Petra Saviñón
La autora es periodista
Como una conquista más, llegó el dato desde el correo electrónico de la Procuraduría General de la República, la nota que informaba sobre los 12 meses de prisión impuestos a la madre que mató y luego decapitó a su hija de seis años.
El Ministerio Público logró probar que la mujer no tiene arraigo y por tanto, no debía recibir una medida distinta al encierro. El tránquenla primó.
Pronunciada la decisión, y agarrada la mujer para ser llevada a la cárcel, sus gritos taladraban los oídos. No entendía por qué la condenaban si Dios le había dicho que lo hiciera.
Es igual de incomprensible que un órgano que proclame que ahora sí impera el respeto a los derechos humanos, la cercanía con el ciudadano, pidiera esa coerción, cuando es evidente que la acusada muestra signos de trastorno mental.
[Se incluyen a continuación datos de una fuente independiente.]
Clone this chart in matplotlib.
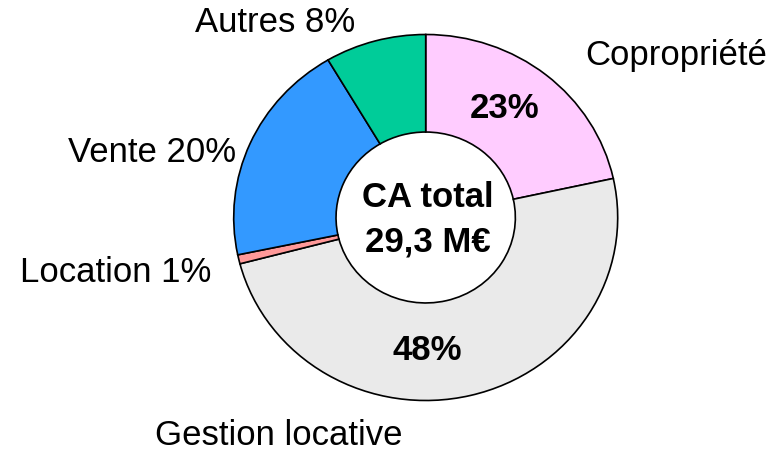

¿Qué seguirá ahora, recluida sin la más mínima garantía de que su condición será evaluada y de que tendrá a disposición la intervención que necesita?
En un Estado de derecho, ese tipo de medidas acercan a la justicia a un precipicio al que cae junto con los que no poseen el privilegio de la auyama, los pobres de dinero y de todo tipo de privilegios.
Una madre que comete semejante atrocidad, antes de ser sometida sin piedad al escrutinio público, que degenera en insultos y maldiciones, ha de ser evaluada por profesionales de la salud mental, en una muestra de apego a la justicia y al humanismo.
En modo alguno, la solución primera debe ser meterla en una celda con otras personas que pudieran agredirla o incluso matarla.
El sistema de justicia está compuesto por demasiados elementos y relegarlos, como en este caso, lo muestra deshumanizado, aberrante.